### DO THIS
Below this line is a listing that includes pictures. Copy exactly, and only, the lines from the one containing "Rebuild this chart as a Python" through the one containing "y_ticks = [0, 10, 20, 30, 40, 50, 60, 70, 80]"; the pictures do not go in the copy.

>>

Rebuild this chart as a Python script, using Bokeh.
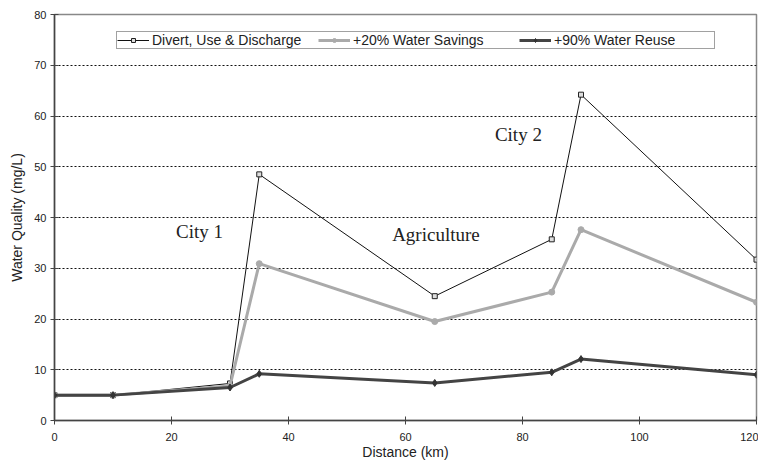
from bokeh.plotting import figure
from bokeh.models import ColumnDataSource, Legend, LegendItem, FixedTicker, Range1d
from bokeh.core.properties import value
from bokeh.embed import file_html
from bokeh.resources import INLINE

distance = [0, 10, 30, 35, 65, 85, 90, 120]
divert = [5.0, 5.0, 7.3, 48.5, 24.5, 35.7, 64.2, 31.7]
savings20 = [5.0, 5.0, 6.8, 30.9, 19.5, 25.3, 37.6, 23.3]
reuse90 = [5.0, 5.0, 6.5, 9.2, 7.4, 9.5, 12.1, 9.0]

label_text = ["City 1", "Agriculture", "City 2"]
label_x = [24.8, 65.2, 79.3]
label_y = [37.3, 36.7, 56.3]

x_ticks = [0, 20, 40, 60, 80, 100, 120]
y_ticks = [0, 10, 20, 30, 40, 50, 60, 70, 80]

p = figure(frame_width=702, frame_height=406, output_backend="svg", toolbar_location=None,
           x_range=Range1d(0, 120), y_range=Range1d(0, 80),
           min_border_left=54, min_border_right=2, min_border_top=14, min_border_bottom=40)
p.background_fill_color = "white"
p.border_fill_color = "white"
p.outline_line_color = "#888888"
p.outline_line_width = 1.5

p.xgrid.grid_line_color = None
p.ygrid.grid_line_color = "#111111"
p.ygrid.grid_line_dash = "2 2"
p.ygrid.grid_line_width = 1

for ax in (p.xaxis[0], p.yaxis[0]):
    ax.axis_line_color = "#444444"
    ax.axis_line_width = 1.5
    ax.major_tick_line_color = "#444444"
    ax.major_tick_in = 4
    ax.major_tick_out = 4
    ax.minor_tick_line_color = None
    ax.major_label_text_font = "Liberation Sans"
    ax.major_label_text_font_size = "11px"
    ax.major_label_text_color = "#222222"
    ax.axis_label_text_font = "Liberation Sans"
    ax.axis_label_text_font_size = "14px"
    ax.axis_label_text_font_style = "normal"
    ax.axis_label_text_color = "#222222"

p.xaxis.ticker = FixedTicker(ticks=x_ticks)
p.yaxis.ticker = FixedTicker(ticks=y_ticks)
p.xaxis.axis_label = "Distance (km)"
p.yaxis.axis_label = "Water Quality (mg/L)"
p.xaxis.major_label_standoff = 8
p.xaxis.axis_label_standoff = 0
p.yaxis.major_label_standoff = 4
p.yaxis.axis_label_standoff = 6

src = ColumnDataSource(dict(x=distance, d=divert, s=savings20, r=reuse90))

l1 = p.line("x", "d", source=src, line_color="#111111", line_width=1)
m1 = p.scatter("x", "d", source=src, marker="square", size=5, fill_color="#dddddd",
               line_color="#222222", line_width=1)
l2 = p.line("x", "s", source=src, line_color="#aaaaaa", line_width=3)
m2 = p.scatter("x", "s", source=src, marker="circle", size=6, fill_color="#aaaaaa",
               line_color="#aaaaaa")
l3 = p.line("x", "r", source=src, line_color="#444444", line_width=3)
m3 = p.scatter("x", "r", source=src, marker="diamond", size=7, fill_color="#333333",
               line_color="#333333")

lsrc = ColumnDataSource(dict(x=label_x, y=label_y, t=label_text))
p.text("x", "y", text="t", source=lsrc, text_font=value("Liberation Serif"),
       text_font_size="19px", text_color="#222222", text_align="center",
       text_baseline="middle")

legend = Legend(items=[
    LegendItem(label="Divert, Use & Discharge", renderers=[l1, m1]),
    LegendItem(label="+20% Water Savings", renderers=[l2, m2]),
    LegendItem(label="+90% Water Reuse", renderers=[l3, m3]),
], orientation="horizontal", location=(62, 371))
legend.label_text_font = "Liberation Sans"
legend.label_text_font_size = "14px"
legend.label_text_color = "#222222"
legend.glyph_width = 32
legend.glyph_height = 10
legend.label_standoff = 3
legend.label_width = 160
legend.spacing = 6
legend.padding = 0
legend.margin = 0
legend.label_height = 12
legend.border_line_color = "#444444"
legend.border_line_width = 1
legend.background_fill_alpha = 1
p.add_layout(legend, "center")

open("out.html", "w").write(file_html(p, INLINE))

<<
>>

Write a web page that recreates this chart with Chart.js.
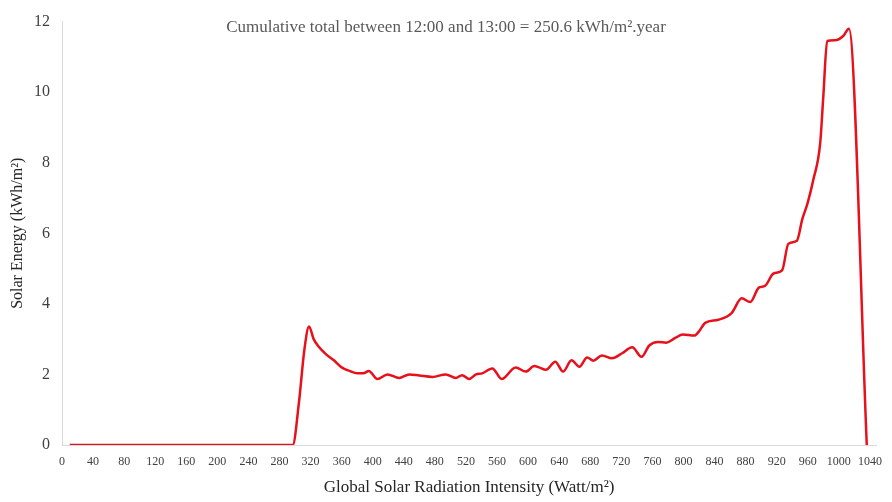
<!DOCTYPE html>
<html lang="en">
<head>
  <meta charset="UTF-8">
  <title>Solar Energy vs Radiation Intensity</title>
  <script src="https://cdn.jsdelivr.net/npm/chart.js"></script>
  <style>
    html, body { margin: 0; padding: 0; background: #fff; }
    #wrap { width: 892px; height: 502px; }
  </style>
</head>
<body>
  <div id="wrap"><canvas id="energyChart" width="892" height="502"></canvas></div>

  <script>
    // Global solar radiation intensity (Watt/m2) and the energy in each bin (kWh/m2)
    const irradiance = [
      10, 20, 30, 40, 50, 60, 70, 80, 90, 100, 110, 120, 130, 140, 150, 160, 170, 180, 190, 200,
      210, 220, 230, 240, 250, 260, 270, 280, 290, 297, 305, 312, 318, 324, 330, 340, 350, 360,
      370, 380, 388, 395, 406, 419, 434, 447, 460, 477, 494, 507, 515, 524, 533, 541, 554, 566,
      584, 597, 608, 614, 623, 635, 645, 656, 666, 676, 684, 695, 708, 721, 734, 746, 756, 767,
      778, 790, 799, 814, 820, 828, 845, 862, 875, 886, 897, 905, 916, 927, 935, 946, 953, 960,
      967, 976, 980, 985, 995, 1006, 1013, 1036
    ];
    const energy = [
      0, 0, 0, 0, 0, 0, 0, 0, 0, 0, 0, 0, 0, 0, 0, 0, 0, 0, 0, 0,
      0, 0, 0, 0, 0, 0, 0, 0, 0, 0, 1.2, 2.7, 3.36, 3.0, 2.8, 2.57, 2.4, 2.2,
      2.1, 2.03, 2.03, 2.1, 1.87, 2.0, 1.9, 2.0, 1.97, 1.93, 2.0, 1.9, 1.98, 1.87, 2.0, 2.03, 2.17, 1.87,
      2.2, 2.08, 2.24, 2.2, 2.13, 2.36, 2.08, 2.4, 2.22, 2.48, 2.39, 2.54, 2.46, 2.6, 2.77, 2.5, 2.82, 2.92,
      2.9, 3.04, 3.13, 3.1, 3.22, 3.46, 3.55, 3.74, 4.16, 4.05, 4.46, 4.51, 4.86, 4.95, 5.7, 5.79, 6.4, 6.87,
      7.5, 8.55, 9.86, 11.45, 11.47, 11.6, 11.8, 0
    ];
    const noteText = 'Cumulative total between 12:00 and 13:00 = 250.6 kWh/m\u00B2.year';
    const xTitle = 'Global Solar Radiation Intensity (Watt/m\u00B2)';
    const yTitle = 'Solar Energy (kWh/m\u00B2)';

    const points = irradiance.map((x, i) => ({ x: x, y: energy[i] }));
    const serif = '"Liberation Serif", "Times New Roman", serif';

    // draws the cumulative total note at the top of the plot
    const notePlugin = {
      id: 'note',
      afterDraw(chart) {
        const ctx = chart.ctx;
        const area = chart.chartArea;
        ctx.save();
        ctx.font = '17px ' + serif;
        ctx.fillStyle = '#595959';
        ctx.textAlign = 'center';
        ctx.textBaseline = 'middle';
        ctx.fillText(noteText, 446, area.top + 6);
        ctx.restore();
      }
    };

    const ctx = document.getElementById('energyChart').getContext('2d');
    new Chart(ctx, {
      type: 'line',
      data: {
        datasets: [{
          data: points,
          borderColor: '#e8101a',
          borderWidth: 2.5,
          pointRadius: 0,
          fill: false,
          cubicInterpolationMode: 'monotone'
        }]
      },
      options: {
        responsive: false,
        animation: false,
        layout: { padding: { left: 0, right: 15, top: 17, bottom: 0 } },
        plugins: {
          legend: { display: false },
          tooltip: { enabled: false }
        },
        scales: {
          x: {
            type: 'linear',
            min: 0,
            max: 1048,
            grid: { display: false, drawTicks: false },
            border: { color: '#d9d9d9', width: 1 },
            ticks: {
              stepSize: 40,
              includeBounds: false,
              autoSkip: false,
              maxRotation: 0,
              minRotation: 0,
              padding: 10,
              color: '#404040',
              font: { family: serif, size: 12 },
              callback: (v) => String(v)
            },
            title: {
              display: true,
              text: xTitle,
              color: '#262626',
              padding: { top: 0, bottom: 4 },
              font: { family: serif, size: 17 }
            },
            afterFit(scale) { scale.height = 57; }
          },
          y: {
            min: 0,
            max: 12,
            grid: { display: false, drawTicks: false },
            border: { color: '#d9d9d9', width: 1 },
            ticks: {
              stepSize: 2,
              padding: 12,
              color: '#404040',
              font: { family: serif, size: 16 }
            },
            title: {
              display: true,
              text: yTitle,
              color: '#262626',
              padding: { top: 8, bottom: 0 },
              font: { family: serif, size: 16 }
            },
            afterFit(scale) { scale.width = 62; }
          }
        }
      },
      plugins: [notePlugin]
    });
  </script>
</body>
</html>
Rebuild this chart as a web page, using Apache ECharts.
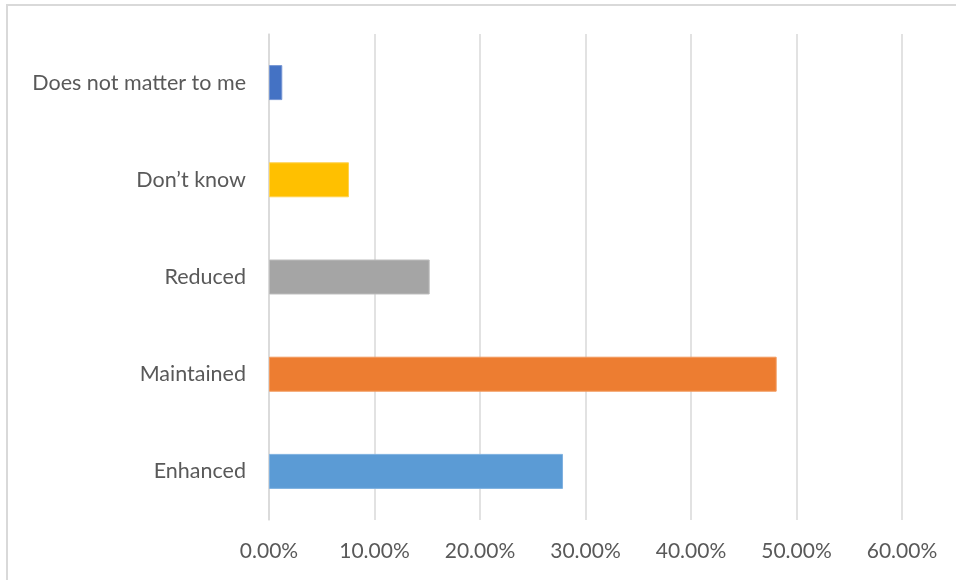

<<
>>

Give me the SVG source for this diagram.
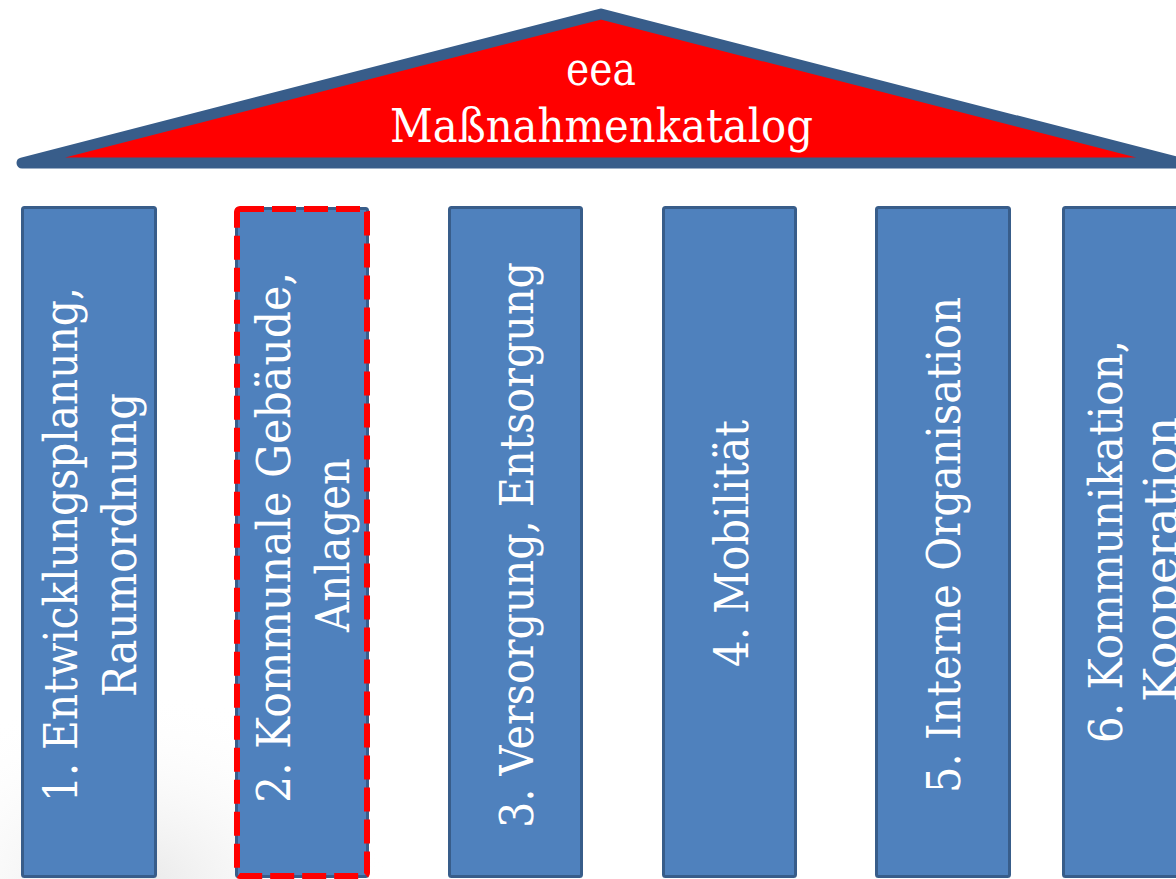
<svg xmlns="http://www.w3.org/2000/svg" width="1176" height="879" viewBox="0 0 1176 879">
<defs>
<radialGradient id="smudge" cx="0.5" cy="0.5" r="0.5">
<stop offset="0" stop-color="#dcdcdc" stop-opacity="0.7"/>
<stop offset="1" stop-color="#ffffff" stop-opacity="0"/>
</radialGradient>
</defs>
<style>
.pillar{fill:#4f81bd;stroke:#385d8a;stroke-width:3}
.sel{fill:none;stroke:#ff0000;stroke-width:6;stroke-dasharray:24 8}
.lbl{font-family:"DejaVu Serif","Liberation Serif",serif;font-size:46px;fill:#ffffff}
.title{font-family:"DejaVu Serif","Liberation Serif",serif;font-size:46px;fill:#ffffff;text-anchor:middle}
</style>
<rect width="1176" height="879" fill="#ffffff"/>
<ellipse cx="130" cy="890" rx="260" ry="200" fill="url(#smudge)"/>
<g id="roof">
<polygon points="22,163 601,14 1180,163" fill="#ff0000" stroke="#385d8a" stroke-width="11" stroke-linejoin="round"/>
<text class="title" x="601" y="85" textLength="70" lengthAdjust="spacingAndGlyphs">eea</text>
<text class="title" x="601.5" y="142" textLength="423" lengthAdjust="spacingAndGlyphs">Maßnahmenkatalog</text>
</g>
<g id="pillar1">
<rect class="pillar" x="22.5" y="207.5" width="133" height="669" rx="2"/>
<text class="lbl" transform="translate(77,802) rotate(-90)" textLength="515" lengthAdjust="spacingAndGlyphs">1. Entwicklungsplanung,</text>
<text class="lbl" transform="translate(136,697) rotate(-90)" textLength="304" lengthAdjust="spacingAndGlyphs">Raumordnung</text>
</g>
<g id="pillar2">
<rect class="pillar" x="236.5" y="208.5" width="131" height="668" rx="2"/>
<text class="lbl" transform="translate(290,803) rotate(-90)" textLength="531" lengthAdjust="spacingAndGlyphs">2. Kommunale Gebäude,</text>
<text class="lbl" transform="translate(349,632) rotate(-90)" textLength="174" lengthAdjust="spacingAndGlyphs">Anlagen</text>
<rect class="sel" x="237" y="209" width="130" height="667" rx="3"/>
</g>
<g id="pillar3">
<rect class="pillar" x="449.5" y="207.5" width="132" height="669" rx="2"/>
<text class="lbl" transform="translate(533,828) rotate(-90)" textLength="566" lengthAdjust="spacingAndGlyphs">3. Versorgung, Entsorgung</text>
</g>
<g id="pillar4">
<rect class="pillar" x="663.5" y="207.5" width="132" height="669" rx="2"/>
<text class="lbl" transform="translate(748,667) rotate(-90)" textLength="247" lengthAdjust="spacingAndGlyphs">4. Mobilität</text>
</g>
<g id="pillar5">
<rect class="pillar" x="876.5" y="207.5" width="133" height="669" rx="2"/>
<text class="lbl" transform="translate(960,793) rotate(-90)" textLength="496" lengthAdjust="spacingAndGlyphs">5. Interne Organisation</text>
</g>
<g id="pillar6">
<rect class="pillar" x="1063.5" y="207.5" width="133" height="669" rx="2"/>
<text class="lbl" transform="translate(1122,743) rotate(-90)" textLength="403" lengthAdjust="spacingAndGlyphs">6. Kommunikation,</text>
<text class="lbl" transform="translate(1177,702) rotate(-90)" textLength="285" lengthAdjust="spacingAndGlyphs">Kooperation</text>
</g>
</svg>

<<

### ANSWER TO THIS TASK
Rebuild this chart as a Python script, using Bokeh.
from bokeh.plotting import figure
from bokeh.models import ColumnDataSource, Legend, LegendItem, FixedTicker, Range1d
from bokeh.core.properties import value
from bokeh.embed import file_html
from bokeh.resources import INLINE

distance = [0, 10, 30, 35, 65, 85, 90, 120]
divert = [5.0, 5.0, 7.3, 48.5, 24.5, 35.7, 64.2, 31.7]
savings20 = [5.0, 5.0, 6.8, 30.9, 19.5, 25.3, 37.6, 23.3]
reuse90 = [5.0, 5.0, 6.5, 9.2, 7.4, 9.5, 12.1, 9.0]

label_text = ["City 1", "Agriculture", "City 2"]
label_x = [24.8, 65.2, 79.3]
label_y = [37.3, 36.7, 56.3]

x_ticks = [0, 20, 40, 60, 80, 100, 120]
y_ticks = [0, 10, 20, 30, 40, 50, 60, 70, 80]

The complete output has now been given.